Says Sandeep Kishore, Executive Vice President for the Engineering and R&D Services unit at HCL Technologies, “We have done over 750 projects in the aerospace industry covering avionics, engineering design, and extensive testing. We have been involved in all major commercial aerospace programs across the globe in the past decade. Under this umbrella agreement with the Boeing Company, HCL worked as the engineering services partner of choice with multiple sub-tier companies on the 787 program.” HCL's services were utilized by these airborne systems suppliers across all the major design elements of the 787 such as common core systems, open systems architecture, and e-enabled architecture.

Some of the key systems that HCL was involved with included electric power generation and distribution systems, remote power distribution systems, air management systems, integrated surveillance systems, display and crew alerting systems, common data networks, and pilot controls.

HCL leveraged its offshore infrastructure and processes to ensure that almost 80 percent of the effort was delivered from its engineering design centers and labs in India.

To help test these systems that were being built all over the world, HCL helped build automated test equipment, load generators, test simulators, and data banks by remotely integrating with the labs of the Tier 1 suppliers during off-peak hours and ensuring optimal utilization of costly test lab infrastructure.
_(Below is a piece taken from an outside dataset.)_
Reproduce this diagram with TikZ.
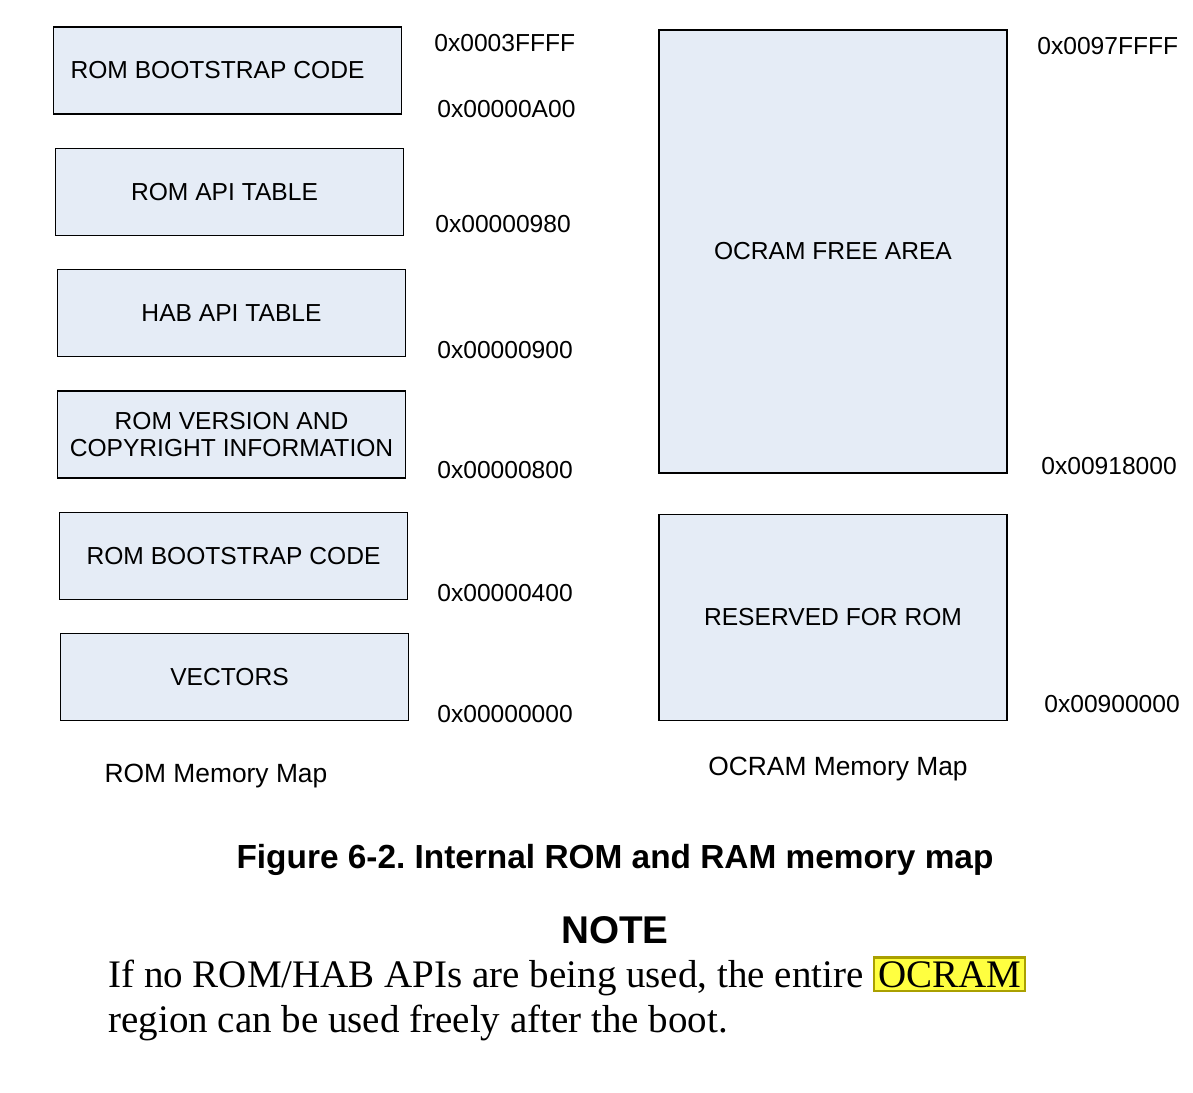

There were several advantages of having HCL across the board working with all its partners for the 787 development for Boeing. First off, it minimized compatibility issues that come from integration of multiple subsystems. It also made sure that HCL cross-leveraged the knowledge and learning on the 787 program across suppliers to speed up the development process.

Says Kishore, “We estimate HCL had some level of involvement and contributed to developing and validating almost 40 percent of airborne software. At peak, over 900 HCL engineers worked with Boeing and 10 of its sub tier partners from the U.S., Europe, and Australia.”

Meanwhile, Boeing had a flight test system that needed to be enhanced to test the different versions of the 787. The test system had evolved over several decades and Boeing wanted to migrate the system to a modern architecture that could also potentially be airborne in future versions. HCL assisted in the rehosting of this flight test system.

Another major initiative at Boeing is the Test Operations Center (TOC). The TOC is a 32,000-sq.-ft. facility at the Flight Test Center at Boeing Field. The heart of the TOC is a 2,000-sq.-ft. control room, nicknamed the “bubble,” with 6 × 16-ft. screens displaying the status of aircraft in the test fleet. The room brings together engineering, flight operations, and maintenance staff. The TOC is open three shifts a day, with flight tests during daylight hours, ground tests during second shift and maintenance taking place during the third, overnight, shift. In addition to Boeing employees, the TOC is designed to house employees from suppliers and the FAA. HCL played a key role in development of the visibility applications and the database that are part of the Test Operations Center.

In another innovation, HCL also agreed to tie a portion of its compensation for work with the tier-one suppliers to sales of the plane. So, while Boeing has suffered from the delays, HCL is also sharing in some of that pain.

CEO Jim McNerney summarizes: “While we clearly stumbled on the execution, we remain steadfastly confident in the innovative achievements of the airplane and the benefits it will bring to our customers.”26

As ANA and other charter airlines roll out the 787 on their routes, passengers are finding the cleanest air of any airplane ever built (the air has the same microbial content of outside air with its filters with an efficiency of 99.97 percent) and when they glance out of their 18 5-inch-tall 787 windows, the largest on any commercial plane, and which have electronically adjustable electrochromic dimmers, the production delays are a memory from the past.27

In the meantime, Boeing has learned plenty about how to manage a globally distributed technology supply chain.